Закончив, ткиурати вынул из кошелька на поясе крохотную баночку с какой-то мазью и нанес ее на разрез, который все еще кровоточил. Его тело выгнулось дугой. Кайку подскочила на месте. Черты лица Тсаты исказила невыносимая боль, на руке и на горле вздулись вены. От раны поднимался дурно пахнущий дымок.

Кайку вдруг вспомнила слова Азары, слетевшие с губ Сарана Иктиса Марула: «В Охамбе очень немногие лекарства можно назвать щадящими». Мазь буквально спаивала края раны.

Она смотрела на это, не в силах помочь, слушала, как тяжело дышит Тсата. Процесс лечения казался ей невероятной мукой. Но Тсата, наконец, задышал ровнее и смыл мазь водой из ручья. Рана больше не кровоточила.

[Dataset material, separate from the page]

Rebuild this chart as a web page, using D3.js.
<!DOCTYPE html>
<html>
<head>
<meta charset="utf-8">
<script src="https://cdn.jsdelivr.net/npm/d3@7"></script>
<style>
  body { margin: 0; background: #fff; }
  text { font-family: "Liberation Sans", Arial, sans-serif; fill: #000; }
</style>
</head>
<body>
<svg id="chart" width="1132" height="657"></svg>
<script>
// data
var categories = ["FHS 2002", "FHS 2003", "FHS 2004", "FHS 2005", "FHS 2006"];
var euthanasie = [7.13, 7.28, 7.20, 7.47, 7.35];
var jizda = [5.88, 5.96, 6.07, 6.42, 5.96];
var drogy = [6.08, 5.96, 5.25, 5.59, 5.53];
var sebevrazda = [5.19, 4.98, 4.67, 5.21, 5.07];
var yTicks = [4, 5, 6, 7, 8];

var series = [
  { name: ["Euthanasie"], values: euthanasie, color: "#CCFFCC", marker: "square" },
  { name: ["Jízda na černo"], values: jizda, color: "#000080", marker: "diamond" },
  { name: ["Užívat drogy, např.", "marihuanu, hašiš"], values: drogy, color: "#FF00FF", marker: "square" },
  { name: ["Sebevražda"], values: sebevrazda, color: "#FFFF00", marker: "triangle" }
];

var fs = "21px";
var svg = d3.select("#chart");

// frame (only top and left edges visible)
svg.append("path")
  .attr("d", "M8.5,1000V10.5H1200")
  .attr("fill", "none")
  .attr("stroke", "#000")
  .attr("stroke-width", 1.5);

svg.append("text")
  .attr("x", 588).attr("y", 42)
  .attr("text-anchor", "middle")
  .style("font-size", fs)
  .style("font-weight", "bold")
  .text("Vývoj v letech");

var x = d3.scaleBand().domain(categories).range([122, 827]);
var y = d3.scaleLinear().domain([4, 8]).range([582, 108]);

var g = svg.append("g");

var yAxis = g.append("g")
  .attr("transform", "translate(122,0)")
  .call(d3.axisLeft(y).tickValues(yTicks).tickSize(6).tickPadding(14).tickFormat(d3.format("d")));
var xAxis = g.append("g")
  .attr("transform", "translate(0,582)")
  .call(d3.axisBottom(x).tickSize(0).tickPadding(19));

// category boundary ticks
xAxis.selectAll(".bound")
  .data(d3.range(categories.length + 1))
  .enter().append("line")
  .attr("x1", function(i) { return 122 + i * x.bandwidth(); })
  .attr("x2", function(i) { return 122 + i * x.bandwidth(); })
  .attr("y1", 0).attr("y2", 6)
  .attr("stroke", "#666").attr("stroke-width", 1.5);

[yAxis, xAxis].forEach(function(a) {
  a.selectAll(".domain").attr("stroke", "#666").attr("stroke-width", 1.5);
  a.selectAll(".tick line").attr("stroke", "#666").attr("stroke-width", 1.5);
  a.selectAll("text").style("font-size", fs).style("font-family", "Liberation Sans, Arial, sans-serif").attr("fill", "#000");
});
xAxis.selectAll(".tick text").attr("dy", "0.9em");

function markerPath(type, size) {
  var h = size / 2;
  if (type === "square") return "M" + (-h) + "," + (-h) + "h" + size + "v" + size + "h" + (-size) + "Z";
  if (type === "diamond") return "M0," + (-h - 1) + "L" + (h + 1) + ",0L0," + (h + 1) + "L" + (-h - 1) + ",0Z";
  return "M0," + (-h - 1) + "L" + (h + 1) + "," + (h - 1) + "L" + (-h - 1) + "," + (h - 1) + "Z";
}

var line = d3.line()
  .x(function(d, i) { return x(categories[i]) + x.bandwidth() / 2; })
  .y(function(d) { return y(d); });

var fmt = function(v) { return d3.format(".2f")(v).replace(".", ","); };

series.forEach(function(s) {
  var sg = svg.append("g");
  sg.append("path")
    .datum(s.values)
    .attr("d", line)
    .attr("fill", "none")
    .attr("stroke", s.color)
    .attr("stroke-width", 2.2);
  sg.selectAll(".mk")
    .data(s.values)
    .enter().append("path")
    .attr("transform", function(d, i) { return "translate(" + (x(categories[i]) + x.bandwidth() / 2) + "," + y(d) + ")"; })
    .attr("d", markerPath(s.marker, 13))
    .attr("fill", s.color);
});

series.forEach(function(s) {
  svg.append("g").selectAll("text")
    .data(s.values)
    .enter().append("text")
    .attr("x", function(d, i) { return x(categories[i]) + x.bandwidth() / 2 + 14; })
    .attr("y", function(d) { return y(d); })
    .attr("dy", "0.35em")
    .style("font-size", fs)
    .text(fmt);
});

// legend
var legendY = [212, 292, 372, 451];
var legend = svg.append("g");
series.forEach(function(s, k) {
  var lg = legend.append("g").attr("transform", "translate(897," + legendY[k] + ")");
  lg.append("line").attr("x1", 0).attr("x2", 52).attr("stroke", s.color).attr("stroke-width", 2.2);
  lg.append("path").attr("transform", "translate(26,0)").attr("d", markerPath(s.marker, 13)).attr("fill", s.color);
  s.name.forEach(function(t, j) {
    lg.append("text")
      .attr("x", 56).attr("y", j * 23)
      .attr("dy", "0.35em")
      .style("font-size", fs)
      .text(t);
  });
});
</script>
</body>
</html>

На ее месте появился уродливый морщинистый шрам.

Кайку хотела как-то утешить и приободрить его… но по коридору эхом отдалась вибрирующая трель воркуна. Погонщики не прекратили погоню. Они вновь настигали добычу.

Кайку поставила Тсату на ноги, схватила взрывчатку, и они снова побежали.

Тоннель шел вниз, от воды пол был скользким. Воркунов стало, по-видимому, больше. Очевидно, они прошли по кровавому следу до щели, через которую Тсата и Кайку ускользнули, и догадались, где чужаки. Внезапно ткач снова обратил на них свое внимание, оно скользнуло по ним, как страшный, жестокий взгляд. Он почти захватил Кайку врасплох, и она едва успела спрятать их с ткиурати. Она заботилась только том, чтобы поддерживать эту скрывающую защиту, и потому не заметила, что в конце тоннеля появился свет. Лишь когда ткач отвернулся от них, Кайку пришла в себя и поняла, что Тсата замедляет шаг.